Por Julián
Gorodischer
En una de sus escenas más
potentes, Betty, la fea mira a la linda que compite con ella
por el mismo puesto de secretaria. Relajada, la rubia admite su inexperiencia,
su mera condición de cara bonita, mientras Betty enumera
sus logros académicos. Otra vez me ganó una bonita,
dirá Betty a su confidente, también feo. Antes, la vio alejarse
en un auto moderno, contenta, recibiendo piropos que nunca le estarían
dedicados a una fea. Sobre esa dualidad (fama y belleza versus fealdad
y anonimato) se estructura la trama de esta recién estrenada y
revulsiva novela de Telefé (que se emite de lunes a viernes a las
19.30). A la fea le corresponde observar la vida de los otros: una fiesta
relatada en una revista frívola, un romance ajeno, ascensos que
implican su propio desplazamiento.
Aquí la fea no es, sin embargo, una heroína trágica.

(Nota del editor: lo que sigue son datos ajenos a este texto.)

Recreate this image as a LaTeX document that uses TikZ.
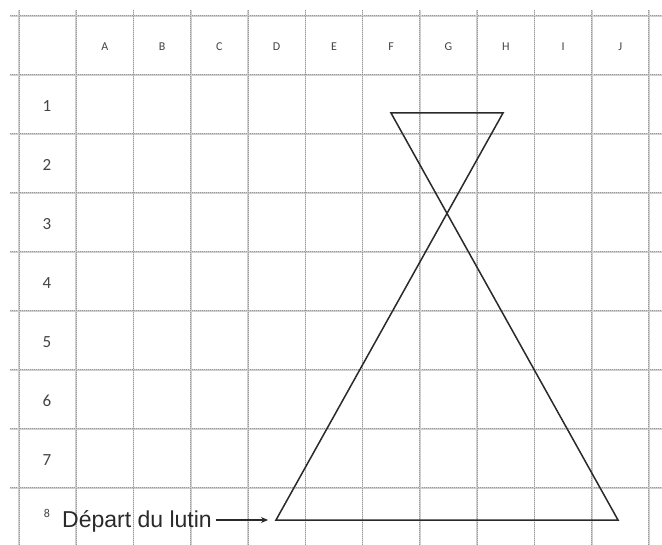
\documentclass[tikz,border=0pt]{standalone}
\usepackage{fontspec}
\setmainfont{Carlito}
\newfontfamily\arialf{Liberation Sans}
\usetikzlibrary{arrows.meta}
\definecolor{inkc}{HTML}{2A2A2A}
\definecolor{labc}{HTML}{444444}
\tikzset{
  gridbase/.style={line width=1.7pt, draw=gray!38},
  griddot/.style={line width=1.0pt, draw=gray!80, densely dotted},
  collab/.style={font=\fontsize{12}{12}\selectfont, text=labc},
  rowlab/.style={font=\fontsize{17}{17}\selectfont, text=labc},
  figline/.style={line width=1.5pt, draw=inkc, line join=miter},
}
\begin{document}
\begin{tikzpicture}[x=1pt,y=-1pt]
\useasboundingbox (0,0) rectangle (662,545);
\fill[white] (0,0) rectangle (662,545);
% grid
\foreach \yy in {16,75,134,193,252,311,370,429,488,547} {
  \draw[gridbase] (10,\yy) -- (662,\yy);
  \draw[griddot] (10,\yy) -- (662,\yy);
}
\foreach \k in {0,...,11} {
  \pgfmathsetmacro{\xx}{19+57.27*\k}
  \draw[gridbase] (\xx,10) -- (\xx,545);
  \draw[griddot] (\xx,10) -- (\xx,545);
}
% column labels
\foreach \L [count=\k] in {A,B,C,D,E,F,G,H,I,J} {
  \pgfmathsetmacro{\cx}{19+57.27*\k+28.6}
  \node[collab] (col\L) at (\cx+0,47) {\L};
}
% row labels
\foreach \r in {1,...,7} {
  \pgfmathsetmacro{\cy}{75+59*(\r-1)+31}
  \node[rowlab] (row\r) at (47,\cy) {\r};
}
\node[font=\fontsize{12}{12}\selectfont, text=labc] (row8) at (47,513) {8};
% figure
\coordinate (BL) at (276,520);
\coordinate (BR) at (618,520);
\coordinate (TL) at (391,113);
\coordinate (TR) at (503,113);
\draw[figline] (BL) -- (TR) -- (TL) -- (BR) -- cycle;
% start label
\node[anchor=base west, inner sep=1pt, font=\arialf\fontsize{23}{23}\selectfont, text=inkc] (dep) at (61,527) {Départ du lutin};
\draw[line width=1.2pt, draw=inkc, -{Stealth[length=7pt,width=6pt]}, shorten <=3pt, shorten >=8pt] (dep.east |- BL) -- (BL);
\end{tikzpicture}
\end{document}
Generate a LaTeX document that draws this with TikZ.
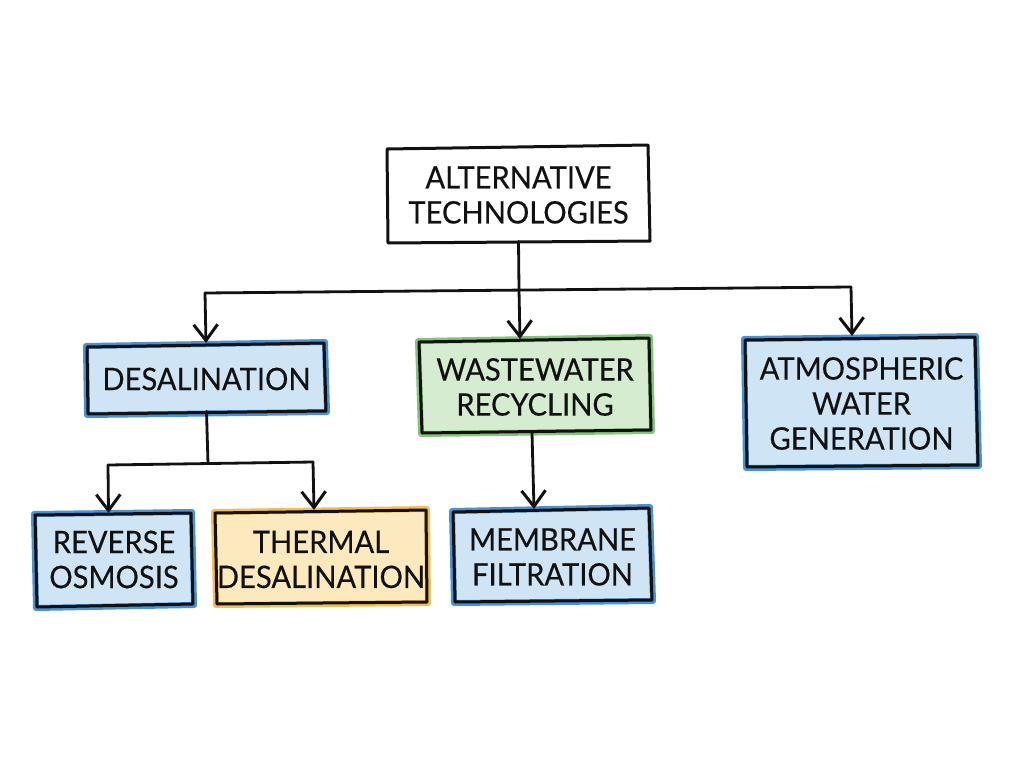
\documentclass[tikz,border=0pt]{standalone}
\usepackage{fontspec}
\setmainfont[FakeStretch=0.94,FakeBold=0.35]{Lato}
\usetikzlibrary{arrows.meta,calc}
\definecolor{inkc}{HTML}{111111}
\definecolor{bluefill}{HTML}{CFE5F6}
\definecolor{blueedge}{HTML}{4A92D6}
\definecolor{greenfill}{HTML}{D6ECD0}
\definecolor{greenedge}{HTML}{86C47C}
\definecolor{yellowfill}{HTML}{FDE9BE}
\definecolor{yellowedge}{HTML}{F4BE50}
\tikzset{
  ink/.style={draw=inkc,line width=3pt,line join=round,line cap=round},
  wash/.style={line width=6pt,line join=round},
  label/.style={text=inkc,align=center,inner sep=0pt,font=\fontsize{31}{35}\selectfont},
  conn/.style={ink,line width=2.8pt},
  arrowconn/.style={conn,-{Straight Barb[length=16pt,width=24pt,line width=3pt]}}
}
% [node options], name, fill, edge, TL, TR, BR, BL, text
\newcommand{\sketchbox}[9][]{%
  \coordinate (#2-a) at (#5); \coordinate (#2-b) at (#6);
  \coordinate (#2-c) at (#7); \coordinate (#2-d) at (#8);
  \path[fill=#3,draw=#4,wash] ([shift={(-1,-1)}]#2-a) -- ([shift={(1,-1)}]#2-b) -- ([shift={(1,1)}]#2-c) -- ([shift={(-1,1)}]#2-d) -- cycle;
  \path[ink] (#2-a) -- (#2-b) -- (#2-c) -- (#2-d) -- cycle;
  \path let \p1=(#2-a),\p2=(#2-c),\n1={\x2-\x1},\n2={\y1-\y2} in
    node[label,minimum width=\n1,minimum height=\n2,#1] (#2) at ($(#2-a)!.5!(#2-c)$) {#9};
}
\begin{document}
\begin{tikzpicture}[x=1pt,y=-1pt]
\useasboundingbox[fill=white] (0,0) rectangle (1024,768);
\sketchbox{root}{white}{white}{387,149}{648,145}{650,241}{388,243}{ALTERNATIVE\\TECHNOLOGIES}
\sketchbox{desal}{bluefill}{blueedge}{87,347}{324,343}{326,411}{88,414}{DESALINATION}
\sketchbox[yshift=-1pt]{waste}{greenfill}{greenedge}{419,342}{649,338}{651,430}{422,433}{WASTEWATER\\RECYCLING}
\sketchbox[yshift=-1pt]{atmos}{bluefill}{blueedge}{745,340}{975,337}{978,465}{747,467}{ATMOSPHERIC\\WATER\\GENERATION}
\sketchbox{rev}{bluefill}{blueedge}{35,515}{191,513}{193,604}{37,607}{REVERSE\\OSMOSIS}
\sketchbox[yshift=-2pt]{therm}{yellowfill}{yellowedge}{215,513}{426,510}{427,602}{217,604}{THERMAL\\DESALINATION}
\sketchbox[yshift=-1pt]{memb}{bluefill}{blueedge}{453,512}{649,508}{652,600}{455,602}{MEMBRANE\\FILTRATION}
% top level
\coordinate (busl) at (205,293);
\coordinate (busr) at (851,287);
\coordinate (busm) at (519,290);
\coordinate (dn) at (206,343);
\coordinate (wn) at (520,339);
\coordinate (an) at (852,336);
\draw[conn] (root.south) -- (busm);
\draw[arrowconn] (busm) -- (wn);
\draw[arrowconn] (busl) -- (dn);
\draw[conn] (busl) -- (busr);
\draw[arrowconn] (busr) -- (an);
% desalination branch
\coordinate (jl) at (108,465);
\coordinate (jr) at (313,462);
\coordinate (jm) at (208,463.5);
\coordinate (rn) at (108.5,513);
\coordinate (tn) at (314,510);
\draw[conn] (desal.south) -- (jm);
\draw[conn] (jl) -- (jr);
\draw[arrowconn] (jl) -- (rn);
\draw[arrowconn] (jr) -- (tn);
% waste to membrane
\coordinate (ws) at (532,433);
\coordinate (mn) at (534,509);
\draw[arrowconn] (ws) -- (mn);
\end{tikzpicture}
\end{document}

Betty (la genial Ana María Orozco) cree que vale la pena insistir:
tiene una tesis laureada en economía, el mejor promedio,
experiencia en un banco de renombre, y va por más. Le gusta estar
viva, de eso no cabe duda. El problema que le ocasiona su fealdad no es
del orden del amor propio: es meramente funcional a la realización
que pretende para su vida. En la intimidad, incluso bromea: Mi padre
cree que alguien va a propasarse conmigo. No se ha dado cuenta de que
tiene una hija fea. Y estalla en una carcajada. El tono, en cambio,
no es gracioso cuando la máscara provoca la pérdida del
trabajo que buscaba, la soltería...
La novela escrita por el guionista de Café con aroma
de mujer, otra novela colombiana que se aparta de la estructura
de los culebrones tradicionales extrema todos sus trazos: en realidad
Betty no es fea; es monstruosa. Un flash back la muestra naciendo (la
enfermera emite un grito de espanto), en el jardín de infantes
(un compañero llora al verla), en la calle (confundida frente a
un piropo que le dedicaban a otra). El argumento es despiadado: la cámara
elige, muchas veces, el plano subjetivo. Betty camina y recibe las expresiones
que aparecen en pantalla: todas ellas de horror ante el defecto, los gruesos
anteojos, la barba incipiente, el flequillo pegajoso y renegrido, la ropa
pasada de moda. La protagonista pasó por 16 entrevistas truncas
en busca de un trabajo, y sólo le queda aspirar a secretaria. Finalmente
logra desplazar a la bonita (como se enuncian a las rivales)
por orden del jefe máximo, pero estará destinada a un reservado
sólo apto para feas.
La innovación de la novela aparece cuando la injusticia
no es vivida como ocaso. Ser fea no es, aquí, sinónimo de
ser pobre, o ser mucama (entre otros arquetipos
de telenovela). Ella apela a las estrategias de los débiles, que
aquí siempre son los más bajos en la escala estética
(tal vez porque la historia transcurre en una empresa de modas). No se
encierra a llorar su mala suerte ni su destino de horrible en los rincones.
No hace ningún esfuerzo para adaptarse al canon de la compañía:
el día de su entrevista se viste más fea que nunca, como
si algo en ella buscase despertar el gemido de asco de Don Armando, su
futuro y apuesto jefe. Ese énfasis que pone Betty en afearse parece
casi un grito para diferenciarse, destacarse del resto pero por cualidad
negativa.Betty, la fea tiene lo mejor que se le puede pedir
a una historia: un universo propio. No hay ninguna pretensión realista
en ese mundo en el que todo se evalúa de acuerdo con el nivel de
belleza. ¿Es más fea que usted?, pregunta Armando,
presidente de la compañía, al selector de personal. Es lo
único que importa. Los ricos son bellos y por eso salen en las
revistas. Los anónimos son feos, y por eso no hicieron nada de
sus vidas. Un simple par de opuestos que refuerza el grotesco y la crítica
social. Un esquema de clases excluyentes que Betty tratará de revertir,
a lo largo de la tira, pero nunca pasándose al bando de los lindos.
Es su dignidad como fea la que está en juego.